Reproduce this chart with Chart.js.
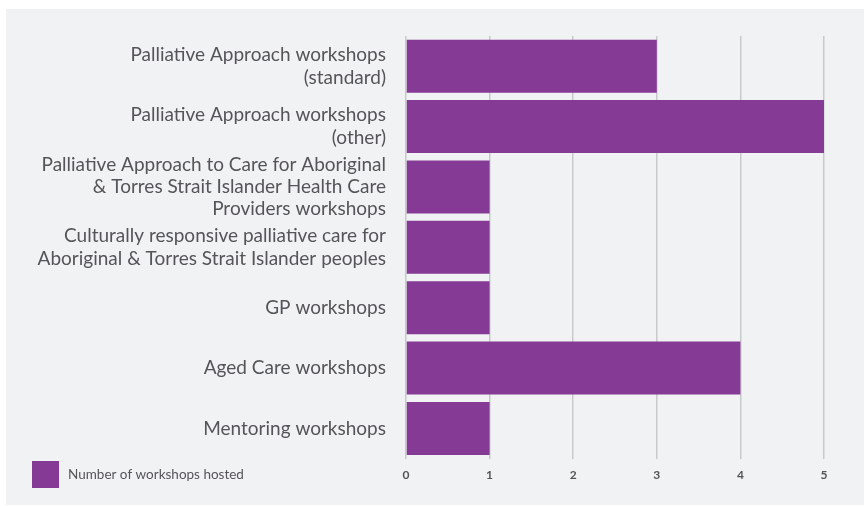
<!DOCTYPE html>
<html>
<head>
<meta charset="utf-8">
<script src="https://cdn.jsdelivr.net/npm/chart.js@4"></script>
<style>
    html, body { margin: 0; padding: 0; background: #ffffff; }
    #wrap { position: relative; width: 864px; height: 506px; }
</style>
</head>
<body>
<div id="wrap"><canvas id="workshops"></canvas></div>
<script>
// Data
const categories = [
    ['Palliative Approach workshops', '(standard)'],
    ['Palliative Approach workshops', '(other)'],
    ['Palliative Approach to Care for Aboriginal', '& Torres Strait Islander Health Care', 'Providers workshops'],
    ['Culturally responsive palliative care for', 'Aboriginal & Torres Strait Islander peoples'],
    ['GP workshops'],
    ['Aged Care workshops'],
    ['Mentoring workshops']
];
const workshopCounts = [3, 5, 1, 1, 1, 4, 1];
const seriesLabel = 'Number of workshops hosted';
const xTicks = [0, 1, 2, 3, 4, 5];

const purple = '#853a95';
const textGray = '#555559';

// grey panel behind the chart
const panelBg = {
    id: 'panelBg',
    beforeDraw(chart) {
        const ctx = chart.ctx;
        ctx.save();
        ctx.fillStyle = '#f1f2f4';
        ctx.fillRect(6, 9, chart.width - 6, chart.height - 10);
        ctx.restore();
    }
};

// legend sits on the same line as the x ticks, bottom left
const sideLegend = {
    id: 'sideLegend',
    afterDraw(chart) {
        const ctx = chart.ctx;
        const ds = chart.data.datasets[0];
        ctx.save();
        ctx.fillStyle = ds.backgroundColor;
        ctx.fillRect(32, 461, 27, 27);
        ctx.fillStyle = textGray;
        ctx.font = '13.5px Lato';
        ctx.textBaseline = 'middle';
        ctx.textAlign = 'left';
        ctx.fillText(ds.label, 68, 475);
        ctx.restore();
    }
};

new Chart(document.getElementById('workshops'), {
    type: 'bar',
    data: {
        labels: categories,
        datasets: [{
            label: seriesLabel,
            data: workshopCounts,
            backgroundColor: purple,
            borderWidth: 0,
            barPercentage: 0.877,
            categoryPercentage: 1
        }]
    },
    options: {
        indexAxis: 'y',
        responsive: true,
        maintainAspectRatio: false,
        animation: false,
        layout: { padding: { left: 0, right: 40, top: 36, bottom: 15 } },
        plugins: {
            legend: { display: false },
            tooltip: { enabled: false }
        },
        scales: {
            x: {
                min: 0,
                max: 5,
                afterBuildTicks(scale) {
                    scale.ticks = xTicks.map(v => ({ value: v }));
                },
                grid: { color: '#c9c9cb', lineWidth: 1.5, drawTicks: false },
                border: { display: false },
                ticks: {
                    padding: 9,
                    color: textGray,
                    font: { family: 'Lato', size: 12, weight: 'bold' }
                }
            },
            y: {
                afterFit(scale) { scale.width = 406; },
                grid: { display: false, drawTicks: false },
                border: { display: false },
                ticks: {
                    autoSkip: false,
                    padding: 20,
                    color: textGray,
                    font: { family: 'Lato', size: 19, lineHeight: 1.18 }
                }
            }
        }
    },
    plugins: [panelBg, sideLegend]
});
</script>
</body>
</html>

■ ■ ■ ■ ■ ■ ■

**Brief:**
The listing above must be printed again exactly, minus its pictures.

**Solution for this problem:**
Reproduce this chart with Chart.js.
<!DOCTYPE html>
<html>
<head>
<meta charset="utf-8">
<script src="https://cdn.jsdelivr.net/npm/chart.js@4"></script>
<style>
    html, body { margin: 0; padding: 0; background: #ffffff; }
    #wrap { position: relative; width: 864px; height: 506px; }
</style>
</head>
<body>
<div id="wrap"><canvas id="workshops"></canvas></div>
<script>
// Data
const categories = [
    ['Palliative Approach workshops', '(standard)'],
    ['Palliative Approach workshops', '(other)'],
    ['Palliative Approach to Care for Aboriginal', '& Torres Strait Islander Health Care', 'Providers workshops'],
    ['Culturally responsive palliative care for', 'Aboriginal & Torres Strait Islander peoples'],
    ['GP workshops'],
    ['Aged Care workshops'],
    ['Mentoring workshops']
];
const workshopCounts = [3, 5, 1, 1, 1, 4, 1];
const seriesLabel = 'Number of workshops hosted';
const xTicks = [0, 1, 2, 3, 4, 5];

const purple = '#853a95';
const textGray = '#555559';

// grey panel behind the chart
const panelBg = {
    id: 'panelBg',
    beforeDraw(chart) {
        const ctx = chart.ctx;
        ctx.save();
        ctx.fillStyle = '#f1f2f4';
        ctx.fillRect(6, 9, chart.width - 6, chart.height - 10);
        ctx.restore();
    }
};

// legend sits on the same line as the x ticks, bottom left
const sideLegend = {
    id: 'sideLegend',
    afterDraw(chart) {
        const ctx = chart.ctx;
        const ds = chart.data.datasets[0];
        ctx.save();
        ctx.fillStyle = ds.backgroundColor;
        ctx.fillRect(32, 461, 27, 27);
        ctx.fillStyle = textGray;
        ctx.font = '13.5px Lato';
        ctx.textBaseline = 'middle';
        ctx.textAlign = 'left';
        ctx.fillText(ds.label, 68, 475);
        ctx.restore();
    }
};

new Chart(document.getElementById('workshops'), {
    type: 'bar',
    data: {
        labels: categories,
        datasets: [{
            label: seriesLabel,
            data: workshopCounts,
            backgroundColor: purple,
            borderWidth: 0,
            barPercentage: 0.877,
            categoryPercentage: 1
        }]
    },
    options: {
        indexAxis: 'y',
        responsive: true,
        maintainAspectRatio: false,
        animation: false,
        layout: { padding: { left: 0, right: 40, top: 36, bottom: 15 } },
        plugins: {
            legend: { display: false },
            tooltip: { enabled: false }
        },
        scales: {
            x: {
                min: 0,
                max: 5,
                afterBuildTicks(scale) {
                    scale.ticks = xTicks.map(v => ({ value: v }));
                },
                grid: { color: '#c9c9cb', lineWidth: 1.5, drawTicks: false },
                border: { display: false },
                ticks: {
                    padding: 9,
                    color: textGray,
                    font: { family: 'Lato', size: 12, weight: 'bold' }
                }
            },
            y: {
                afterFit(scale) { scale.width = 406; },
                grid: { display: false, drawTicks: false },
                border: { display: false },
                ticks: {
                    autoSkip: false,
                    padding: 20,
                    color: textGray,
                    font: { family: 'Lato', size: 19, lineHeight: 1.18 }
                }
            }
        }
    },
    plugins: [panelBg, sideLegend]
});
</script>
</body>
</html>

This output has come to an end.